If Doctor Copper has a Phd in economics, due to its usefulness in determining the health of the global and particularly the Chinese economy, one could argue that Doctor Cotton has a Phd in consumer behaviour given its use to make a number of textile products. Jokes aside, what both of these developments highlight is the risk of rising input costs becoming a theme into 2021.
Staying with the rising input cost theme, during the past couple of months we have seen a dramatic spike in the cost of shipping containers from China to the rest of the world. The stimulus and government handouts in Europe and the U.S. during the first phase of the pandemic helped create a massive boom in consumer spending. A lot of that stimulus has been sent to China in exchange for consumer goods while demand from China into the same markets has been relatively weak.
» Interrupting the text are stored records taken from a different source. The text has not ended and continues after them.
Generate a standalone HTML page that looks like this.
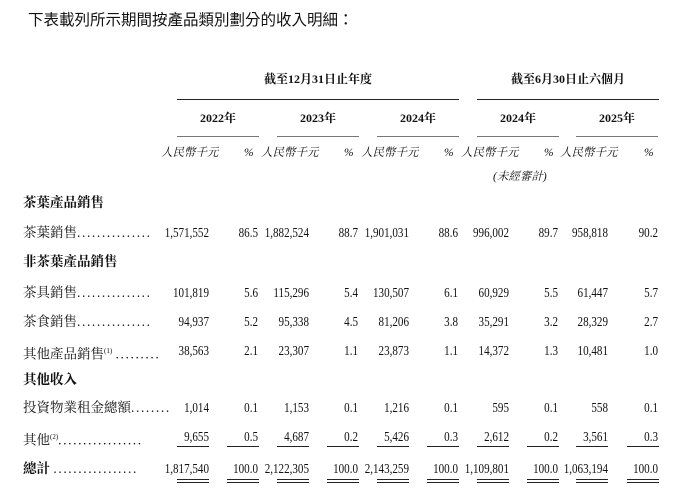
<!DOCTYPE html>
<html><head><meta charset="utf-8"><style>
body{margin:0;width:689px;height:502px;background:#fff;position:relative;overflow:hidden;font-family:"Liberation Serif","Noto Serif CJK SC","Noto Sans CJK TC",serif;color:#111}
.t{position:absolute;white-space:nowrap;font-size:13.5px;line-height:14px}
.n{transform:scaleX(0.82);transform-origin:right center;text-align:right}
.c{text-align:center}
.b{font-weight:bold}
.i{font-style:italic;font-size:11.5px}
.l{position:absolute;height:1px;background:#222}
.d{letter-spacing:1.6px}
</style></head><body>
<div class="t" style="left:28px;top:10px;font-size:15.5px;line-height:18px;font-family:'Noto Sans CJK TC',sans-serif">下表載列所示期間按產品類別劃分的收入明細：</div>
<div class="t b c" style="left:177px;width:282px;top:72px;font-size:12px">截至12月31日止年度</div>
<div class="t b c" style="left:477px;width:182px;top:72px;font-size:12px">截至6月30日止六個月</div>
<div class="l" style="left:177px;width:282px;top:99px"></div>
<div class="l" style="left:477px;width:182px;top:99px"></div>
<div id="hd"></div>
<script>
var A=[209,309,409,509,608],P=[258,358,458,558,658],yrs=['2022年','2023年','2024年','2024年','2025年'];
var h='';
for(var k=0;k<5;k++){
var S=A[k]-32;
h+='<div class="t b c" style="left:'+S+'px;width:82px;top:111px;font-size:12px">'+yrs[k]+'</div>';
h+='<div class="l" style="left:'+S+'px;width:82px;top:136px;background:#777"></div>';
h+='<div class="t i" style="left:'+(A[k]-48)+'px;top:146px">人民幣千元</div>';
h+='<div class="t i" style="left:'+(P[k]-14)+'px;top:146px">%</div>';
}
h+='<div class="t i" style="left:493px;top:170px">(未經審計)</div>';
var rows=[
[196,'茶葉產品銷售',1],
[226,'茶葉銷售<span class="d">...............</span>',0,['1,571,552','86.5','1,882,524','88.7','1,901,031','88.6','996,002','89.7','958,818','90.2']],
[255,'非茶葉產品銷售',1],
[286,'茶具銷售<span class="d">...............</span>',0,['101,819','5.6','115,296','5.4','130,507','6.1','60,929','5.5','61,447','5.7']],
[315,'茶食銷售<span class="d">...............</span>',0,['94,937','5.2','95,338','4.5','81,206','3.8','35,291','3.2','28,329','2.7']],
[344,'其他產品銷售<sup style="font-size:7px">(1)</sup> <span class="d">.........</span>',0,['38,563','2.1','23,307','1.1','23,873','1.1','14,372','1.3','10,481','1.0']],
[373,'其他收入',1],
[401,'投資物業租金總額<span class="d">........</span>',0,['1,014','0.1','1,153','0.1','1,216','0.1','595','0.1','558','0.1']],
[430,'其他<sup style="font-size:7px">(2)</sup><span class="d">.................</span>',0,['9,655','0.5','4,687','0.2','5,426','0.3','2,612','0.2','3,561','0.3']],
[462,'<b>總計</b> <span class="d">.................</span>',0,['1,817,540','100.0','2,122,305','100.0','2,143,259','100.0','1,109,801','100.0','1,063,194','100.0']]
];
rows.forEach(function(r){
h+='<div class="t'+(r[2]?' b':'')+'" style="left:23px;top:'+r[0]+'px">'+r[1]+'</div>';
if(r[3])for(var k=0;k<5;k++){
h+='<div class="t n" style="left:'+(A[k]-90)+'px;width:90px;top:'+r[0]+'px">'+r[3][2*k]+'</div>';
h+='<div class="t n" style="left:'+(P[k]-50)+'px;width:50px;top:'+r[0]+'px">'+r[3][2*k+1]+'</div>';
}});
for(var k=0;k<5;k++){
[A[k]-32,P[k]-31].forEach(function(x){
h+='<div class="l" style="left:'+x+'px;width:32px;top:446px"></div>';
h+='<div class="l" style="left:'+x+'px;width:32px;top:479px"></div>';
h+='<div class="l" style="left:'+x+'px;width:32px;top:482px"></div>';
});}
document.getElementById('hd').innerHTML=h;
</script>
</body></html>
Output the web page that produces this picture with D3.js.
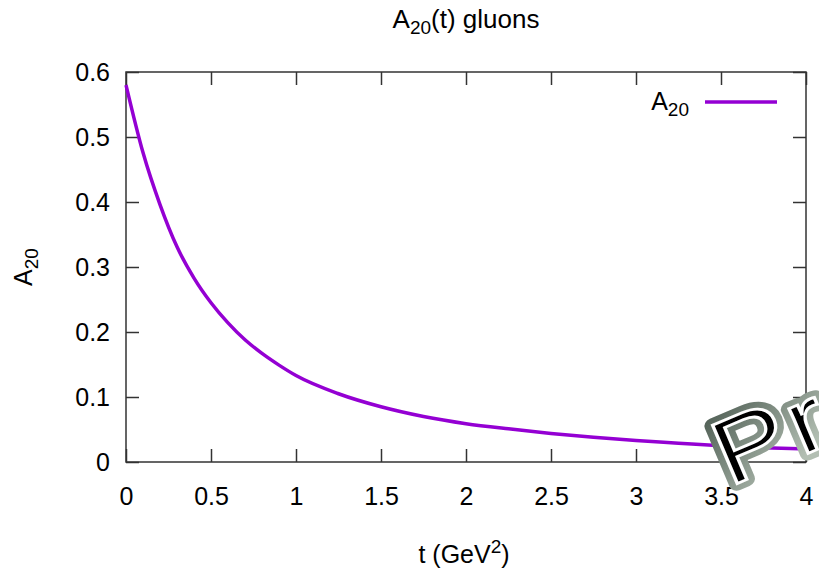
<!DOCTYPE html>
<html>
<head>
<meta charset="utf-8">
<script src="https://cdn.jsdelivr.net/npm/d3@7"></script>
<style>
  body { margin: 0; background: #fff; }
  text { font-family: "Liberation Sans", Arial, sans-serif; fill: #000; }
</style>
</head>
<body>
<div id="vizArea"></div>
<script>
var w = 819
var h = 573

// DATA ********************************
// values
var tValues = [0, 0.1, 0.2, 0.3, 0.4, 0.5, 0.6, 0.7, 0.8, 0.9, 1.0, 1.25, 1.5, 1.75,
               2.0, 2.25, 2.5, 2.75, 3.0, 3.25, 3.5, 3.75, 4.0]
var a20Values = [0.580, 0.476, 0.396, 0.331, 0.283, 0.245, 0.214, 0.188, 0.167, 0.149,
                 0.133, 0.105, 0.085, 0.070, 0.059, 0.051, 0.044, 0.038, 0.033, 0.029,
                 0.025, 0.022, 0.020]
var xTicks = [0, 0.5, 1, 1.5, 2, 2.5, 3, 3.5, 4]
var yTicks = [0, 0.1, 0.2, 0.3, 0.4, 0.5, 0.6]

var margin = {left: 126, right: 13, top: 72, bottom: 111}
var color = "#9400d3"
var frame = "#333"
var fs = 25, fsSub = 19

var svg = d3.select("#vizArea").append("svg")
    .attr("width", w)
    .attr("height", h)

var x = d3.scaleLinear().domain([0, 4]).range([margin.left, w - margin.right])
var y = d3.scaleLinear().domain([0, 0.6]).range([h - margin.bottom, margin.top])

var data = tValues.map(function(t, i){ return {t: t, v: a20Values[i]} })

// AXES (gnuplot style, inward ticks on all four sides) *********
var tick = 13
svg.append("g")
    .attr("transform", "translate(0," + y(0) + ")")
    .call(d3.axisBottom(x).tickValues(xTicks).tickSize(-tick).tickPadding(25)
        .tickFormat(d3.format("")))
    .call(function(g){ g.select(".domain").remove() })
svg.append("g")
    .attr("transform", "translate(0," + y(0.6) + ")")
    .call(d3.axisTop(x).tickValues(xTicks).tickSize(-tick).tickFormat(""))
    .call(function(g){ g.select(".domain").remove() })
svg.append("g")
    .attr("transform", "translate(" + x(0) + ",0)")
    .call(d3.axisLeft(y).tickValues(yTicks).tickSize(-tick).tickPadding(16)
        .tickFormat(d3.format("")))
    .call(function(g){ g.select(".domain").remove() })
svg.append("g")
    .attr("transform", "translate(" + x(4) + ",0)")
    .call(d3.axisRight(y).tickValues(yTicks).tickSize(-tick).tickFormat(""))
    .call(function(g){ g.select(".domain").remove() })

svg.selectAll(".tick line").attr("stroke", frame).attr("stroke-width", 1.5)
svg.selectAll(".tick text").style("font-size", fs + "px").attr("fill", "#000")
    .style("font-family", "'Liberation Sans', Arial, sans-serif")

svg.append("rect")
    .attr("x", x(0)).attr("y", y(0.6))
    .attr("width", x(4) - x(0)).attr("height", y(0) - y(0.6))
    .attr("fill", "none").attr("stroke", frame).attr("stroke-width", 1.5)

// CURVE ********************************
var line = d3.line()
    .x(function(d){ return x(d.t) })
    .y(function(d){ return y(d.v) })
    .curve(d3.curveMonotoneX)

svg.append("path")
    .datum(data)
    .attr("d", line)
    .attr("fill", "none")
    .attr("stroke", color)
    .attr("stroke-width", 3.5)

// LABELS *******************************
function subText(sel, base, sub, rest){
    sel.append("tspan").text(base)
    sel.append("tspan").attr("dy", 6).style("font-size", fsSub + "px").text(sub)
    if (rest) sel.append("tspan").attr("dy", -6).text(rest)
}

var title = svg.append("text").attr("x", 466).attr("y", 28)
    .attr("text-anchor", "middle").style("font-size", "26px")
subText(title, "A", "20", "(t) gluons")

var xl = svg.append("text").attr("x", 464).attr("y", 563)
    .attr("text-anchor", "middle").style("font-size", fs + "px")
xl.append("tspan").text("t (GeV")
xl.append("tspan").attr("dy", -10).style("font-size", fsSub + "px").text("2")
xl.append("tspan").attr("dy", 10).text(")")

var yl = svg.append("text")
    .attr("transform", "translate(32,267) rotate(-90)")
    .attr("text-anchor", "middle").style("font-size", fs + "px")
subText(yl, "A", "20")

// legend
var lg = svg.append("text").attr("x", 689).attr("y", 110)
    .attr("text-anchor", "end").style("font-size", fs + "px")
subText(lg, "A", "20")
svg.append("line")
    .attr("x1", 705).attr("x2", 777).attr("y1", 102).attr("y2", 102)
    .attr("stroke", color).attr("stroke-width", 3.5)

// WATERMARK ****************************
var defs = svg.append("defs")
var grad = defs.append("linearGradient").attr("id", "wm")
    .attr("gradientUnits", "userSpaceOnUse")
    .attr("x1", 0).attr("y1", -75).attr("x2", 55).attr("y2", 10)
grad.append("stop").attr("offset", "0%").attr("stop-color", "#4e5d53")
grad.append("stop").attr("offset", "100%").attr("stop-color", "#b3bfb3")

var wm = svg.append("g").attr("transform", "translate(729,487) rotate(-23) scale(1.2,1)")
wm.append("text").text("Preliminary")
    .style("font-size", "92px")
    .attr("letter-spacing", 4)
    .attr("fill", "url(#wm)")
    .attr("stroke", "url(#wm)")
    .attr("stroke-width", 14)
    .attr("stroke-linejoin", "round")
wm.append("text").text("Preliminary")
    .style("font-size", "92px")
    .attr("letter-spacing", 4)
    .attr("fill", "none")
    .attr("stroke", "#fff")
    .attr("stroke-width", 2.8)
</script>
</body>
</html>
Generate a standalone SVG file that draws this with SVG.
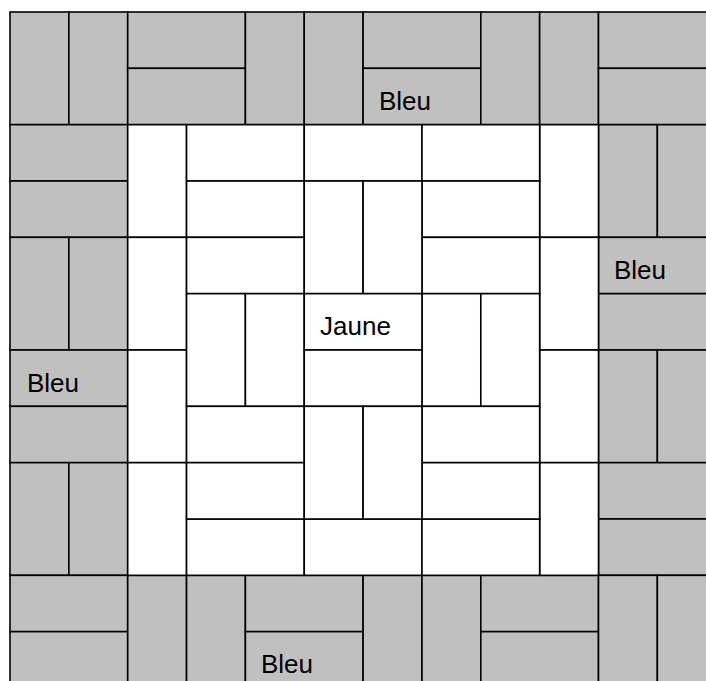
<svg xmlns="http://www.w3.org/2000/svg" width="706" height="681" viewBox="0 0 706 681">
<style>
.g,.w{stroke:#000;stroke-width:1.6}
.g{fill:#c0c0c0}
.w{fill:#fff}
text{font-family:"Liberation Sans",Arial,sans-serif;font-size:26px;fill:#000}
</style>
<rect x="0" y="0" width="706" height="681" fill="#fff"/>
<g id="outer">
<g id="t1"><rect class="g" x="10" y="12" width="58.85" height="112.67"/></g>
<g id="t2"><rect class="g" x="68.85" y="12" width="58.85" height="112.67"/></g>
<g id="t3"><rect class="g" x="127.7" y="12" width="117.7" height="56.33"/></g>
<g id="t4"><rect class="g" x="127.7" y="68.33" width="117.7" height="56.33"/></g>
<g id="t5"><rect class="g" x="245.4" y="12" width="58.85" height="112.67"/></g>
<g id="t6"><rect class="g" x="304.25" y="12" width="58.85" height="112.67"/></g>
<g id="t7"><rect class="g" x="363.1" y="12" width="117.7" height="56.33"/></g>
<g id="t8"><rect class="g" x="363.1" y="68.33" width="117.7" height="56.33"/><text x="379" y="110">Bleu</text></g>
<g id="t9"><rect class="g" x="480.8" y="12" width="58.85" height="112.67"/></g>
<g id="t10"><rect class="g" x="539.65" y="12" width="58.85" height="112.67"/></g>
<g id="t11"><rect class="g" x="598.5" y="12" width="117.7" height="56.33"/></g>
<g id="t12"><rect class="g" x="598.5" y="68.33" width="117.7" height="56.33"/></g>

<g id="l1"><rect class="g" x="10" y="124.67" width="117.7" height="56.33"/></g>
<g id="l2"><rect class="g" x="10" y="181" width="117.7" height="56.33"/></g>
<g id="l3"><rect class="g" x="10" y="237.33" width="58.85" height="112.67"/></g>
<g id="l4"><rect class="g" x="68.85" y="237.33" width="58.85" height="112.67"/></g>
<g id="l5"><rect class="g" x="10" y="350" width="117.7" height="56.33"/><text x="27" y="392">Bleu</text></g>
<g id="l6"><rect class="g" x="10" y="406.33" width="117.7" height="56.33"/></g>
<g id="l7"><rect class="g" x="10" y="462.67" width="58.85" height="112.67"/></g>
<g id="l8"><rect class="g" x="68.85" y="462.67" width="58.85" height="112.67"/></g>

<g id="r1"><rect class="g" x="598.5" y="124.67" width="58.85" height="112.67"/></g>
<g id="r2"><rect class="g" x="657.35" y="124.67" width="58.85" height="112.67"/></g>
<g id="r3"><rect class="g" x="598.5" y="237.33" width="117.7" height="56.33"/><text x="614" y="279">Bleu</text></g>
<g id="r4"><rect class="g" x="598.5" y="293.67" width="117.7" height="56.33"/></g>
<g id="r5"><rect class="g" x="598.5" y="350" width="58.85" height="112.67"/></g>
<g id="r6"><rect class="g" x="657.35" y="350" width="58.85" height="112.67"/></g>
<g id="r7"><rect class="g" x="598.5" y="462.67" width="117.7" height="56.33"/></g>
<g id="r8"><rect class="g" x="598.5" y="519" width="117.7" height="56.33"/></g>

<g id="b1"><rect class="g" x="10" y="575.33" width="117.7" height="56.33"/></g>
<g id="b2"><rect class="g" x="10" y="631.67" width="117.7" height="56.33"/></g>
<g id="b3"><rect class="g" x="127.7" y="575.33" width="58.85" height="112.67"/></g>
<g id="b4"><rect class="g" x="186.55" y="575.33" width="58.85" height="112.67"/></g>
<g id="b5"><rect class="g" x="245.4" y="575.33" width="117.7" height="56.33"/></g>
<g id="b6"><rect class="g" x="245.4" y="631.67" width="117.7" height="56.33"/><text x="261" y="673">Bleu</text></g>
<g id="b7"><rect class="g" x="363.1" y="575.33" width="58.85" height="112.67"/></g>
<g id="b8"><rect class="g" x="421.95" y="575.33" width="58.85" height="112.67"/></g>
<g id="b9"><rect class="g" x="480.8" y="575.33" width="117.7" height="56.33"/></g>
<g id="b10"><rect class="g" x="480.8" y="631.67" width="117.7" height="56.33"/></g>
<g id="b11"><rect class="g" x="598.5" y="575.33" width="58.85" height="112.67"/></g>
<g id="b12"><rect class="g" x="657.35" y="575.33" width="58.85" height="112.67"/></g>
</g>

<g id="inner">
<g id="i1"><rect class="w" x="127.7" y="124.67" width="58.85" height="112.67"/></g>
<g id="i2"><rect class="w" x="127.7" y="237.33" width="58.85" height="112.67"/></g>
<g id="i3"><rect class="w" x="127.7" y="350" width="58.85" height="112.67"/></g>
<g id="i4"><rect class="w" x="127.7" y="462.67" width="58.85" height="112.67"/></g>
<g id="i5"><rect class="w" x="539.65" y="124.67" width="58.85" height="112.67"/></g>
<g id="i6"><rect class="w" x="539.65" y="237.33" width="58.85" height="112.67"/></g>
<g id="i7"><rect class="w" x="539.65" y="350" width="58.85" height="112.67"/></g>
<g id="i8"><rect class="w" x="539.65" y="462.67" width="58.85" height="112.67"/></g>

<g id="i9"><rect class="w" x="186.55" y="124.67" width="117.7" height="56.33"/></g>
<g id="i10"><rect class="w" x="304.25" y="124.67" width="117.7" height="56.33"/></g>
<g id="i11"><rect class="w" x="421.95" y="124.67" width="117.7" height="56.33"/></g>
<g id="i12"><rect class="w" x="186.55" y="519" width="117.7" height="56.33"/></g>
<g id="i13"><rect class="w" x="304.25" y="519" width="117.7" height="56.33"/></g>
<g id="i14"><rect class="w" x="421.95" y="519" width="117.7" height="56.33"/></g>

<g id="i15"><rect class="w" x="186.55" y="181" width="117.7" height="56.33"/></g>
<g id="i16"><rect class="w" x="421.95" y="181" width="117.7" height="56.33"/></g>
<g id="i17"><rect class="w" x="186.55" y="237.33" width="117.7" height="56.33"/></g>
<g id="i18"><rect class="w" x="421.95" y="237.33" width="117.7" height="56.33"/></g>
<g id="i19"><rect class="w" x="304.25" y="181" width="58.85" height="112.67"/></g>
<g id="i20"><rect class="w" x="363.1" y="181" width="58.85" height="112.67"/></g>

<g id="i21"><rect class="w" x="186.55" y="293.67" width="58.85" height="112.67"/></g>
<g id="i22"><rect class="w" x="245.4" y="293.67" width="58.85" height="112.67"/></g>
<g id="i23"><rect class="w" x="421.95" y="293.67" width="58.85" height="112.67"/></g>
<g id="i24"><rect class="w" x="480.8" y="293.67" width="58.85" height="112.67"/></g>
<g id="i25"><rect class="w" x="304.25" y="293.67" width="117.7" height="56.33"/><text x="320" y="335">Jaune</text></g>
<g id="i26"><rect class="w" x="304.25" y="350" width="117.7" height="56.33"/></g>

<g id="i27"><rect class="w" x="186.55" y="406.33" width="117.7" height="56.33"/></g>
<g id="i28"><rect class="w" x="421.95" y="406.33" width="117.7" height="56.33"/></g>
<g id="i29"><rect class="w" x="186.55" y="462.67" width="117.7" height="56.33"/></g>
<g id="i30"><rect class="w" x="421.95" y="462.67" width="117.7" height="56.33"/></g>
<g id="i31"><rect class="w" x="304.25" y="406.33" width="58.85" height="112.67"/></g>
<g id="i32"><rect class="w" x="363.1" y="406.33" width="58.85" height="112.67"/></g>
</g>
</svg>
These developments have dislocated the market with ports around the world being full of empty containers that need returning to China. As a result, the cost of hiring a 40-foot container from Shanghai to Los Angeles has surged above 4,000 dollars and to Rotterdam above 4,500 dollars, both from a five-year average close to 1,500 dollars.
Crude oil continues higher and during the past month both WTI and Brent, the two global benchmarks, have rallied by close to one-quarter. This week, Brent crude oil returned to $50/b for the first time since Saudi Arabia’s ill-timed price war declaration in early March. Happening during a week where U.S. inventories of oil surged and demand for fuel slowed further amid an out-of-control pandemic highlights to what extent the market is prepared to look beyond weak short-term fundamentals towards expectations of a brisk vaccine-led recovery, primarily towards the second half of 2021.
Given the way Brent has behaved since June around the key technical Fibonacci levels highlighted in the chart, it makes sense to expect that the market may now try to consolidate around current levels. While the stock price of energy companies can rally in the expectations of a future recovery in oil prices and earnings, the physical oil market needs to balance on a daily basis in order to avoid a price negative inventory build-up. Given the current headwind from lockdowns across the world, the price of oil currently risks running too far ahead of what can be justified by current fundamentals.
Finally this past week, the strategy team at Saxo Bank released its ten Outrageous Predictions for 2021. In its 20th year, the publication gives us the opportunity to think outside the box and speculate about events or developments which, if realised, could have a profound impact on the markets. It is not an exercise in being right more than its an attempt to challenge how we view the markets.
Steen Jakobsen, our Chief Investment Officer, in his introduction writes: “For the 2021 batch of Outrageous Predictions, we decided for the most part to don our futurist caps rather than getting too bogged down in market trends and central bank policies. That is largely because the Covid-19 pandemic and the painful U.S. election cycle have brought what might have seemed a distant future a quantum leap closer, accelerating nearly every underlying social and technological super-trend. Simply put, the traumas of 2020 mean that in 2021, the future is now”.
In our commodity related OP-21 titled "Sun shines on silver, which sizzles on solar panel demand" we speculate that a combination of the green transformation, a weaker dollar and the rising threat of inflation could see the price of silver double to an all-time high of $50/oz.